The UCLA Library Writer Series inaugurated a new component this last year, detective fiction and the Central American Experience, bringing to a standing only room award winning journalist and writer Hector Tobar. The series aims to bring to the UCLA community more awareness of Central American cultures and communities.
Marcos McPeek Villatoro screened a short film based on five women from El Mozote. El Mozote is the name of the rural village of Morazan, El Salvador where a mass murder of many civilians took place. A U.S. trained battalion–ironically named after Atlacati, the indigenous hero that fought against Spanish colonization–murdered men, women, and children accused of being members of a communist group. One woman survived the ordeal. The film recuperates part of this tragic history, but more important, shows the resilience and the strength of the women who were affected by it. The event required additional rows of seating and mdae apparent the interest of this subject to the UCLA community and beyond. We were honored to have been chosen as the site for the documentary’s screening that will make its world prmier showing at the Guadalajara International Film Festival next.

Kevin Mulroy, Villatoro, and Gloria Chacon
Marcos McPeek Villatoro is the author of five novels, two collections of poetry and a memoir. His Romilla Chacon crime fiction books have won national acclaim (named a Best Book of 2001 by the Los Angeles Times) and are also published in Germany, Japan, Russian, and Brazil.
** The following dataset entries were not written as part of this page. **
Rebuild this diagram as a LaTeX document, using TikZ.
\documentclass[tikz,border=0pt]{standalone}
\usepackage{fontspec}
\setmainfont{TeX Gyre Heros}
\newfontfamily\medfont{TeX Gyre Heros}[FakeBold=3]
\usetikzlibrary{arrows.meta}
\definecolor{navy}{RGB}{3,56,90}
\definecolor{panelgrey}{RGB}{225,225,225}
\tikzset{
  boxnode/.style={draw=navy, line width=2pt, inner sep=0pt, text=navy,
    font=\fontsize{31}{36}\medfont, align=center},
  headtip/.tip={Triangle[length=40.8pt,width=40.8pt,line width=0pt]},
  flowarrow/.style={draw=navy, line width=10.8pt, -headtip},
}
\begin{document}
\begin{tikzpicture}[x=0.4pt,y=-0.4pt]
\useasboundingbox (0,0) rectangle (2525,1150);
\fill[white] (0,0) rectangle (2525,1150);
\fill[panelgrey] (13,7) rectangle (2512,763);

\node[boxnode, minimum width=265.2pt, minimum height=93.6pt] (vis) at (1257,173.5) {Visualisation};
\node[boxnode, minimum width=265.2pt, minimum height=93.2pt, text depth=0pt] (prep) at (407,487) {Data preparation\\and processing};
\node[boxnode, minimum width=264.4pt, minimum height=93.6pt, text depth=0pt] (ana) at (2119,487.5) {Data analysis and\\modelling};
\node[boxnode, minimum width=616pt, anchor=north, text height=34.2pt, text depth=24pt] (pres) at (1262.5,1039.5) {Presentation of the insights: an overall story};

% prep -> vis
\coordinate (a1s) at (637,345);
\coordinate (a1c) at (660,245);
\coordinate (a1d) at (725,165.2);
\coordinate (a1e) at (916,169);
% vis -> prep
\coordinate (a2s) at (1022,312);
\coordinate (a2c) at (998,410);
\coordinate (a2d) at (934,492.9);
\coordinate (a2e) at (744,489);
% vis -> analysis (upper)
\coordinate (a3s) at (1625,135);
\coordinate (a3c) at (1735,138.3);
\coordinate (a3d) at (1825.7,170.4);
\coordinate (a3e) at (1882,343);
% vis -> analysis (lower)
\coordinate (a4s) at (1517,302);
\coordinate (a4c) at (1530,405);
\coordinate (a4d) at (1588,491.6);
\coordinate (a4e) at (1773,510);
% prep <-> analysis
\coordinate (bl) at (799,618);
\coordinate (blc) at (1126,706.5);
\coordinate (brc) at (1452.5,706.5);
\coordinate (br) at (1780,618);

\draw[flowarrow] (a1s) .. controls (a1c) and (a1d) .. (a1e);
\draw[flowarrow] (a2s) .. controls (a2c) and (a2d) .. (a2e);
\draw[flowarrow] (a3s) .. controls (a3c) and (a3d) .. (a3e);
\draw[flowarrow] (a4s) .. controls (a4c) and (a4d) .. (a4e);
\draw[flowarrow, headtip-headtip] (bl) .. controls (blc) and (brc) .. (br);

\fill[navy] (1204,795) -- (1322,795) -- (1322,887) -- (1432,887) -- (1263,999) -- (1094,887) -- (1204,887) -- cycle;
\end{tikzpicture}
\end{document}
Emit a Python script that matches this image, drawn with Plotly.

Marcos holds the Fletcher Jones Endowed Chair in Writing at Mount St. Mary’s College. He as performed on NPR and appears regularly on KCET, the PBS Television station in Los Angeles. Recently he returned from his other home country of El Salvador, where he shot the documentary Tamale Road.
Marcos teaches and lectures on poetry, fiction, nonfiction, Latino and Appalachian worlds and tamales. His books are taught in colleges and high schools across the country. Marcos, his wife, and four children live in Los Angeles.